━━━ Exercise materials ━━━

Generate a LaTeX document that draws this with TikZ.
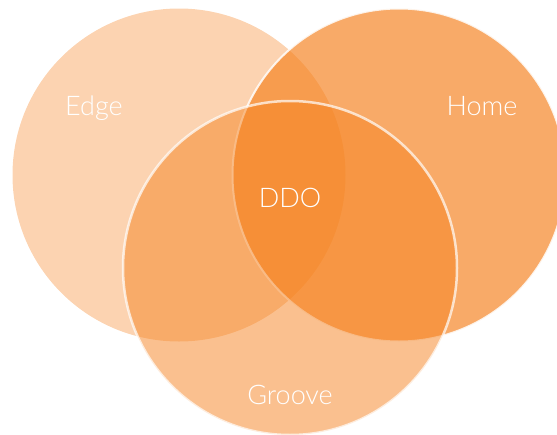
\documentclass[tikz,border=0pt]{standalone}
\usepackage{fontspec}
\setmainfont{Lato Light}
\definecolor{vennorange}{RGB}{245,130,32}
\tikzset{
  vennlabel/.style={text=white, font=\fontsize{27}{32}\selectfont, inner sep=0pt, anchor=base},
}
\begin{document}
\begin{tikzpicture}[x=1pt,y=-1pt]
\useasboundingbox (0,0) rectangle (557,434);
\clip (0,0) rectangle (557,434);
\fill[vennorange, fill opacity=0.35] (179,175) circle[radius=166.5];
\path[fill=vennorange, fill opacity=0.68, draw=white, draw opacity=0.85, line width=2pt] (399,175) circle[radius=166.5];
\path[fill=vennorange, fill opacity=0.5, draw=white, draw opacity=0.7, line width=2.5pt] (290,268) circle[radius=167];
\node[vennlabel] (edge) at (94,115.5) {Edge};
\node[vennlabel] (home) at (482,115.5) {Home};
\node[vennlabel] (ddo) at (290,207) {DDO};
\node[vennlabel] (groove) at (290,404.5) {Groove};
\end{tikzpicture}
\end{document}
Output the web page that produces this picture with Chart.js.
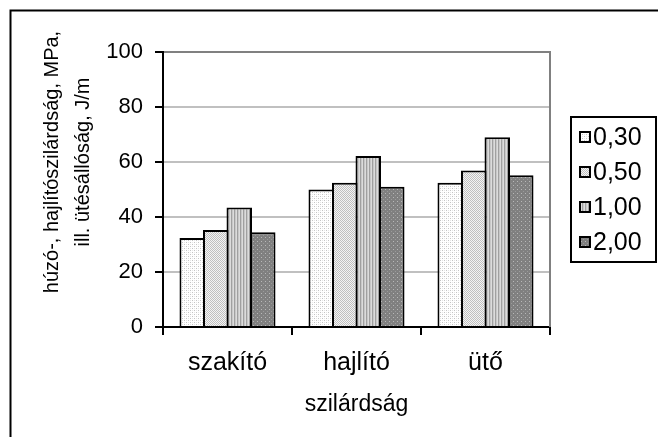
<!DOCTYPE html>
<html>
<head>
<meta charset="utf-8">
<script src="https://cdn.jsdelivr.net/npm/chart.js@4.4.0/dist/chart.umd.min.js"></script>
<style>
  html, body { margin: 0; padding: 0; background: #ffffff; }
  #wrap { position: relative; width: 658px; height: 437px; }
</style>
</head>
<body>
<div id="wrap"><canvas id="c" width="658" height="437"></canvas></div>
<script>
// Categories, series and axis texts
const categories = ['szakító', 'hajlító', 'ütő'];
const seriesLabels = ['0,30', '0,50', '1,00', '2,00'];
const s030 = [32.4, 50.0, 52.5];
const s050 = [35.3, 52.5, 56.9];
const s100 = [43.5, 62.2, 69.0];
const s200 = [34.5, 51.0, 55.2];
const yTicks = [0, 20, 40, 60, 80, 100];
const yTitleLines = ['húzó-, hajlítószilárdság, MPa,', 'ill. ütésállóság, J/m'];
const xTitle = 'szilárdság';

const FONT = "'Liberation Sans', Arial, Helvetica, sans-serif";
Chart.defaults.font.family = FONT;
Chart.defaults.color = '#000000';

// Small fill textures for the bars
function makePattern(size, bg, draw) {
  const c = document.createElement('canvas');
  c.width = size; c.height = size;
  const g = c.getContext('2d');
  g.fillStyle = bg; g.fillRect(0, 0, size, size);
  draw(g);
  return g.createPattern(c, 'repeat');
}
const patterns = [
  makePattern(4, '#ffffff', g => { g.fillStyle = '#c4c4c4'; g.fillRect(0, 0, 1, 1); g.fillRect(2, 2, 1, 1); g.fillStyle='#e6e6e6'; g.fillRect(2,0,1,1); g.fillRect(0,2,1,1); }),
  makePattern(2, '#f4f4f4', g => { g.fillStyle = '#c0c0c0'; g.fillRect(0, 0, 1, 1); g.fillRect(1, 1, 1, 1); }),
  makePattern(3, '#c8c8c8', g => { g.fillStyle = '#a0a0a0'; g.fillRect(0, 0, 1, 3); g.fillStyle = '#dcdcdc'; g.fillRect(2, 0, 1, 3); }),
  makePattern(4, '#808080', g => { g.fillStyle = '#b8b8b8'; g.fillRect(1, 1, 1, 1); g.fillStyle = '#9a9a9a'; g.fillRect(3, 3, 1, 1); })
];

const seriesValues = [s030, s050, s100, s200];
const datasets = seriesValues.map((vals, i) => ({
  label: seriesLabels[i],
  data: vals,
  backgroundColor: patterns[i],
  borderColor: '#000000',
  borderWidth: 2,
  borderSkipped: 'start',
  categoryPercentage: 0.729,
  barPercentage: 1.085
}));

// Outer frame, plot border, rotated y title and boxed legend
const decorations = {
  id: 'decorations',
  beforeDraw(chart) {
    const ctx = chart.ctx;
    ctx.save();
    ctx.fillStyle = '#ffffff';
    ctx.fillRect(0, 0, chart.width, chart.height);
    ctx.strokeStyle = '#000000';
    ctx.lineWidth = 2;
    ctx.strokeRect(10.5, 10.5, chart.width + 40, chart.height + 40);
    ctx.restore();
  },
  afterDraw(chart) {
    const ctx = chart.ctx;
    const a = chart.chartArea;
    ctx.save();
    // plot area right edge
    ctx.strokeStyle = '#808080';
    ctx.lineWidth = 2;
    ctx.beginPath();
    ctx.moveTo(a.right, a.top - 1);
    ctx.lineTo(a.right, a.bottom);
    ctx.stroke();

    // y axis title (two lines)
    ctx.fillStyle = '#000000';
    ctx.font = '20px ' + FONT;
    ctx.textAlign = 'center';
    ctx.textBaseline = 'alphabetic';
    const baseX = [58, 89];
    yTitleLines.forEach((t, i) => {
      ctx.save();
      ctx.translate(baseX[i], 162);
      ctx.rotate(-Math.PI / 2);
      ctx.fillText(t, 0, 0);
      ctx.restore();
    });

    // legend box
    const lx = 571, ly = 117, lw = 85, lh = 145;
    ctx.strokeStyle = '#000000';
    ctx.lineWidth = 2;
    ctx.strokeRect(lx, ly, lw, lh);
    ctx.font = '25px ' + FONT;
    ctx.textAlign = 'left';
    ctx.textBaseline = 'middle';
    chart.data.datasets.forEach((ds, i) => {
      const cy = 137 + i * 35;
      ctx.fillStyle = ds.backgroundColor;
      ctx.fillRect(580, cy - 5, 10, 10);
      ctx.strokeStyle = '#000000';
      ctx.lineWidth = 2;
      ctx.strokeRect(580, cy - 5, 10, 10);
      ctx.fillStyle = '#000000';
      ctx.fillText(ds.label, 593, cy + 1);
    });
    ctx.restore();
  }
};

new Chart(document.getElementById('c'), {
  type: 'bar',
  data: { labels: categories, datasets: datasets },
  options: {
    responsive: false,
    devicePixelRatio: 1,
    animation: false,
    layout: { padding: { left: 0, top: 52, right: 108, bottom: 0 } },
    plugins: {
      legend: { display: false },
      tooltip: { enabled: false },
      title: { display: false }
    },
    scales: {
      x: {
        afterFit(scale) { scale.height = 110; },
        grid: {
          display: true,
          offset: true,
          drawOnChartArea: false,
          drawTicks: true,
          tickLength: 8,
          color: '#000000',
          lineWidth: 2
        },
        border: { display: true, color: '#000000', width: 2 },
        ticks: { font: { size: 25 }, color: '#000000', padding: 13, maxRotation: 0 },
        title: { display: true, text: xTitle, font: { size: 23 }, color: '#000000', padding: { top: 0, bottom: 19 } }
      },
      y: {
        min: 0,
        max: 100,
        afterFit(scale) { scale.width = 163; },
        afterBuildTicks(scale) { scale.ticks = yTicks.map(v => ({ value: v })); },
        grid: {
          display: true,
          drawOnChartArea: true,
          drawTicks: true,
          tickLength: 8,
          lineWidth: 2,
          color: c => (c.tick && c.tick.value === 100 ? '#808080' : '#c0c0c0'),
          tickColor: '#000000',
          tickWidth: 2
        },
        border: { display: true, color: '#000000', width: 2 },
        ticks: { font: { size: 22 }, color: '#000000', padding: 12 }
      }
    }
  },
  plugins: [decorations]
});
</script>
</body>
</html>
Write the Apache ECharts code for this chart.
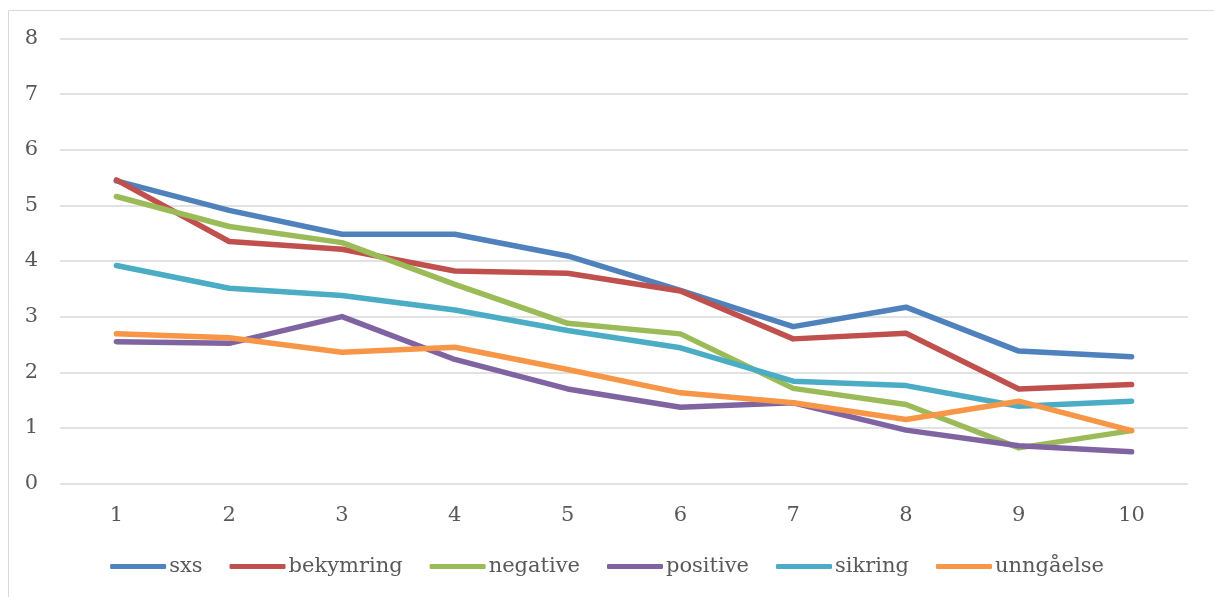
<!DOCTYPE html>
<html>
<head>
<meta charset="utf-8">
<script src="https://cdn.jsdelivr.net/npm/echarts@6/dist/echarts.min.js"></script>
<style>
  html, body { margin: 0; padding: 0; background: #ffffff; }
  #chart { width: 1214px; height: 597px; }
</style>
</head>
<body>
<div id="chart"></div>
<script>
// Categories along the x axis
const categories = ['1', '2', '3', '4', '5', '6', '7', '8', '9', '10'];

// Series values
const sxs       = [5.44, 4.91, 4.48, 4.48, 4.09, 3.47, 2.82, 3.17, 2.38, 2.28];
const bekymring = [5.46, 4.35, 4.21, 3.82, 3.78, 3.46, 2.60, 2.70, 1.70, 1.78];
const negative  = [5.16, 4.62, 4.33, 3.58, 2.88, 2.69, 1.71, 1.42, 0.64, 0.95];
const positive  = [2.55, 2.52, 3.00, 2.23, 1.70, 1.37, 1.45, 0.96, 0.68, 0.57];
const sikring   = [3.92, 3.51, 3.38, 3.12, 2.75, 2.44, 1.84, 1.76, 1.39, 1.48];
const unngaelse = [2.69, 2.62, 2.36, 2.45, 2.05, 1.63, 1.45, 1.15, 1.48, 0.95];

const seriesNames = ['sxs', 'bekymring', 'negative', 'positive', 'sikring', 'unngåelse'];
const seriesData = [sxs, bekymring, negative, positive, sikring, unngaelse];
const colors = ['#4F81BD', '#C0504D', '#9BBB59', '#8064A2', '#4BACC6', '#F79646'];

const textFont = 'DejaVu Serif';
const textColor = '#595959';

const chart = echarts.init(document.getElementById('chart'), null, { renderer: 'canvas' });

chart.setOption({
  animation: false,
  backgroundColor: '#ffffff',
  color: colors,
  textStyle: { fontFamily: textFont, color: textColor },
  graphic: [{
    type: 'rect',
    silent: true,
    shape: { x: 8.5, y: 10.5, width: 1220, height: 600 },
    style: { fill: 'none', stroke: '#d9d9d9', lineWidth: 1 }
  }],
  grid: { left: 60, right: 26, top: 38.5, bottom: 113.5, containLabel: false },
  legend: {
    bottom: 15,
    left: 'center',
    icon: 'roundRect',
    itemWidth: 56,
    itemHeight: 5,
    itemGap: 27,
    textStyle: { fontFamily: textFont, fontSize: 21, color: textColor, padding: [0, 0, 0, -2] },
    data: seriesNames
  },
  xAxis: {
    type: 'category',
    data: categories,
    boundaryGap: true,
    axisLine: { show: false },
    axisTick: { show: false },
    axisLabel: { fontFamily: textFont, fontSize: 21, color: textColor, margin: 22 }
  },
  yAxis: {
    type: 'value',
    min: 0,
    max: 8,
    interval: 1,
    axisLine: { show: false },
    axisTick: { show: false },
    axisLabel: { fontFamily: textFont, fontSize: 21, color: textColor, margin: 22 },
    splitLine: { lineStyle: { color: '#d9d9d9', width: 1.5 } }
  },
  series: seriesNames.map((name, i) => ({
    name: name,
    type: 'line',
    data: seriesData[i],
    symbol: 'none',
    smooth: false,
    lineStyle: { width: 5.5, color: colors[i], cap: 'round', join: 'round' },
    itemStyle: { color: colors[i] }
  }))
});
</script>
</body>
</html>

━━━

▸ **Set task**: Look through the listing and extract every line with "that" in it.

▸ **Exercise result**:
Generate a LaTeX document that draws this with TikZ.
Output the web page that produces this picture with Chart.js.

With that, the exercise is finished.